The jury granted his wish.
Although Count One was declared a mistrial, Robert Lee Riggan Jr. will still face a three-judge panel to determine if he will get the death penalty for his conviction on Count Two.

It's Friday, a few days after the verdict, and Joanne Cordova is disappointed that she'll have to go through the weekend without her paycheck. "It wasn't ready," she says. "I wanted to go to a movie. I haven't been to a movie in a long time...sit there with a big box of popcorn..."

Her voice trails off but quickly picks up again. "At least I have a real job, which is a milestone for me," she says. "I haven't had a real job in years."

Trying to make a new life has been like waking from a coma, she says. The trial didn't automatically make everything better, make everything easier. Just as she'd dreamed so many years ago, back when she was a rookie cop, before she was a hooker, she'd testified in a court and helped to convict a killer.

Although justice was served, she doesn't feel like much of a hero. But testifying brought a small amount of redemption for a woman who made a lot of bad decisions.

Some days she's too depressed to get out of bed. She wonders if there was something more she could have done for Anita Paley. Much of what happened to the younger woman she learned only after the trial, like the wound to her vagina, and that still gives her horrors. "I wondered why the defense attorney kept asking me about 'containers,'" she says. "Now I just wish I could have been there for Anita and somehow taken away the pain for her."

Joanne tries to picture herself climbing up a ladder, the same ladder she took to the bottom. If she sometimes needs to stop on a rung and rest for a bit, she figures that's okay...she's got a long way to go.

It isn't easy looking at the world without the mask of drugs. It's awfully bright out there, and the brightness illuminates all those mistakes she made. Her lost children...her lost love...her lost career. Most of all, lost time.

She had a dream the other night. "I was living in a glass house," she recalls. "And everybody who walked by could look inside and see what I was doing...I was ashamed and embarrassed."
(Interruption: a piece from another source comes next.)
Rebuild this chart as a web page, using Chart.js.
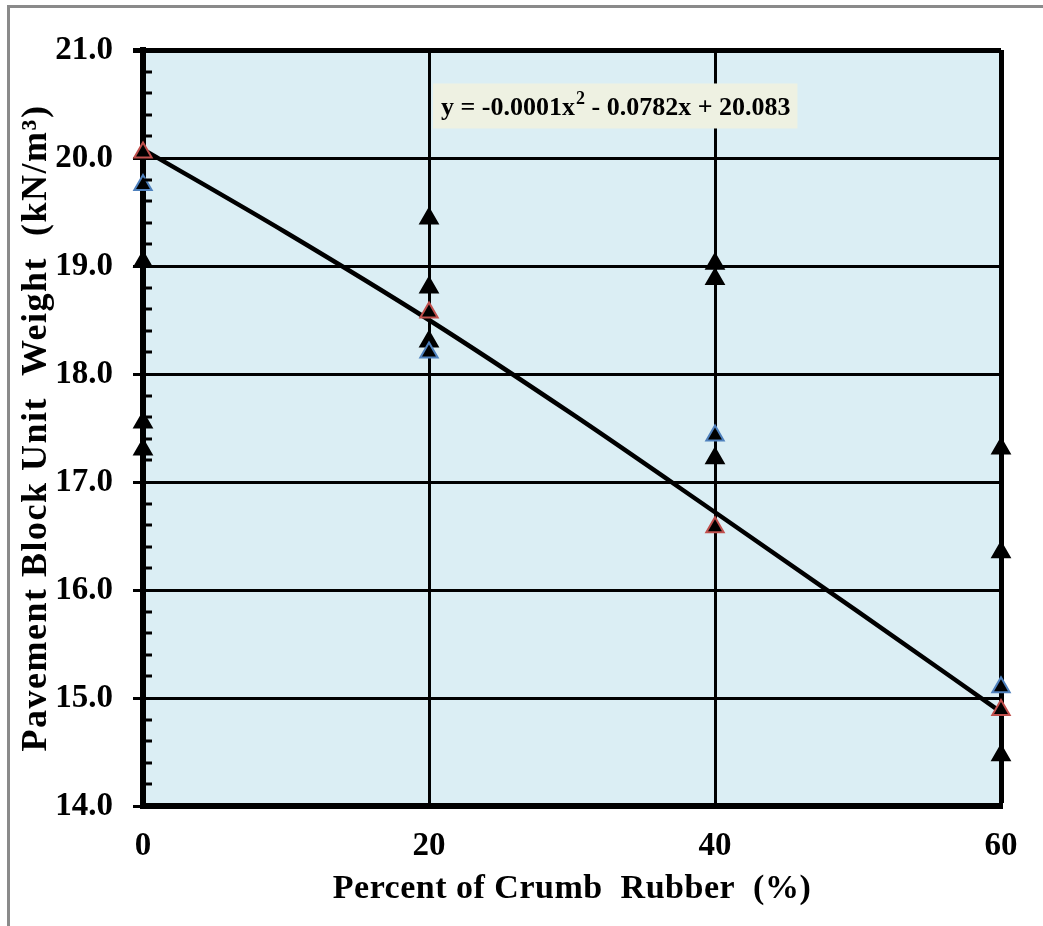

And now, after she's testified, after her story is known, her parents and many others from her past will know everything she's done. "But it's okay," she says. "I'm tired of hiding. I want back in the fold of my family. I want my dreams back. I can't do that if I'm not honest with myself and everyone else.

"If someone wants to throw stones, they can...But I know I'm a worthwhile person, and the only one I have to prove that to now is me."